## Directive
Transcribe word for word only the span whose first line is the one with "Recreate this image" and whose last line is the one with "import seaborn as sns"; both of those lines belong to it.

## Extracted information
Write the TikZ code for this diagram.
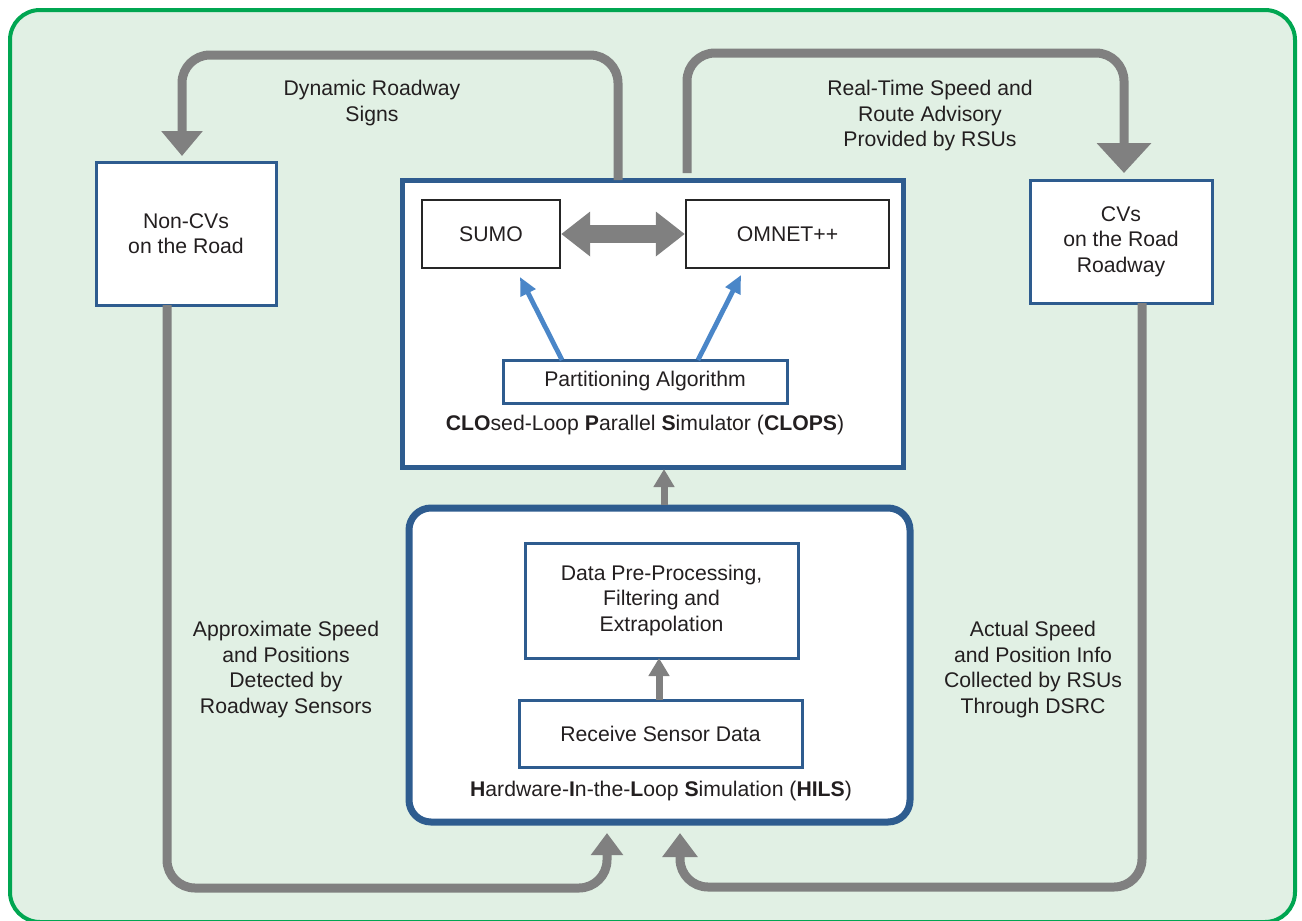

==

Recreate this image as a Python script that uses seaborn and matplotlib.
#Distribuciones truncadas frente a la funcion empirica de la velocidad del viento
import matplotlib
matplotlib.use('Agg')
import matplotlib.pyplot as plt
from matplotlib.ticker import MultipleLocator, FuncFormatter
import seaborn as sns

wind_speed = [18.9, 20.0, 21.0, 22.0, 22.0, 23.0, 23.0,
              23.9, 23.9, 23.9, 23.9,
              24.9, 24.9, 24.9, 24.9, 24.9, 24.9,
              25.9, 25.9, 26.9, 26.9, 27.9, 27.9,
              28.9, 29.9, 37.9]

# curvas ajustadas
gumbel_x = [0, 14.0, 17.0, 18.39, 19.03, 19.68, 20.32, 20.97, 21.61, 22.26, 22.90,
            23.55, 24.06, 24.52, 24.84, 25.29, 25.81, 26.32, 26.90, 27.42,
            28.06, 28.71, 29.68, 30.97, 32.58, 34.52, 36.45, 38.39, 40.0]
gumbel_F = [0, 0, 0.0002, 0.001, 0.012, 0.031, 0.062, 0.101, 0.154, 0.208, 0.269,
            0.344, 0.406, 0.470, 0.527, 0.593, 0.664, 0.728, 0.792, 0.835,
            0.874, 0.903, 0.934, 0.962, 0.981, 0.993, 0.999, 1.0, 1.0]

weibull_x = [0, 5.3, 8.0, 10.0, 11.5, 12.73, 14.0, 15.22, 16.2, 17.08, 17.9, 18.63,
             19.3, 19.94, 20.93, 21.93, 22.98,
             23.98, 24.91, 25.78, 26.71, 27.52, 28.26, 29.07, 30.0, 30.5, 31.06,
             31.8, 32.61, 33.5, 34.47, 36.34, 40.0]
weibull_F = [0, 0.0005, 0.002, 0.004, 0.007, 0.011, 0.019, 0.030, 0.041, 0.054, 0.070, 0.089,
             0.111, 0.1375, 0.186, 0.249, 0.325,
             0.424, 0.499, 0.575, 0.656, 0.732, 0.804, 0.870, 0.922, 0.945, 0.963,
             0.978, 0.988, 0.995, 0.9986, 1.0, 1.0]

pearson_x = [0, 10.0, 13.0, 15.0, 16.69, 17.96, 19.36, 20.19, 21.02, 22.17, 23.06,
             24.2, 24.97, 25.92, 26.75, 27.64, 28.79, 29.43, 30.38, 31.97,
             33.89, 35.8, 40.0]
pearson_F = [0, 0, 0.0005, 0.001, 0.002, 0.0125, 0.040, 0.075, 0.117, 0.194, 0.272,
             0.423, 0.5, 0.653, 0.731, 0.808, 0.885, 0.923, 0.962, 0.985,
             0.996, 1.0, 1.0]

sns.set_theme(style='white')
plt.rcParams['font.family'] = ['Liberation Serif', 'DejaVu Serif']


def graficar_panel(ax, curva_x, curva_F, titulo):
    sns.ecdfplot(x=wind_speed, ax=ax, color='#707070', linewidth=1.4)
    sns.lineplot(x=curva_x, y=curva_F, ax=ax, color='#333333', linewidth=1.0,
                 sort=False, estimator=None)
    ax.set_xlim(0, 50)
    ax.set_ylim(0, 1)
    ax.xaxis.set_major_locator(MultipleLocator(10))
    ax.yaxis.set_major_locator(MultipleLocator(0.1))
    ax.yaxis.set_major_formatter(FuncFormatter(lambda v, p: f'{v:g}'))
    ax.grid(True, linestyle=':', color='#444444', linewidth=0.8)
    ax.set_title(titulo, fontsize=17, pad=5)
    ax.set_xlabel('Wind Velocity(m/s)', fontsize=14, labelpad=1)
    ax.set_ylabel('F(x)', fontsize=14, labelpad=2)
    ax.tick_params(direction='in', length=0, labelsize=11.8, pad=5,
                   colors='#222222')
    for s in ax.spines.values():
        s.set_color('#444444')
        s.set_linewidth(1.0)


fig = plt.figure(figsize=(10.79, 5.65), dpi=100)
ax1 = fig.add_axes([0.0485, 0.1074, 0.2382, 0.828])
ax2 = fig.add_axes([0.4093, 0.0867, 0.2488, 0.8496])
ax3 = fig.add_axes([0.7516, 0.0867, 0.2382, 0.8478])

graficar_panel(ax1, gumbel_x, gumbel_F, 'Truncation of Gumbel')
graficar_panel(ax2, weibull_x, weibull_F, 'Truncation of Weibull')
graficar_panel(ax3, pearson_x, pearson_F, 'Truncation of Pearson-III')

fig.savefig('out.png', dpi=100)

## Task result
Recreate this image as a Python script that uses seaborn and matplotlib.
#Distribuciones truncadas frente a la funcion empirica de la velocidad del viento
import matplotlib
matplotlib.use('Agg')
import matplotlib.pyplot as plt
from matplotlib.ticker import MultipleLocator, FuncFormatter
import seaborn as sns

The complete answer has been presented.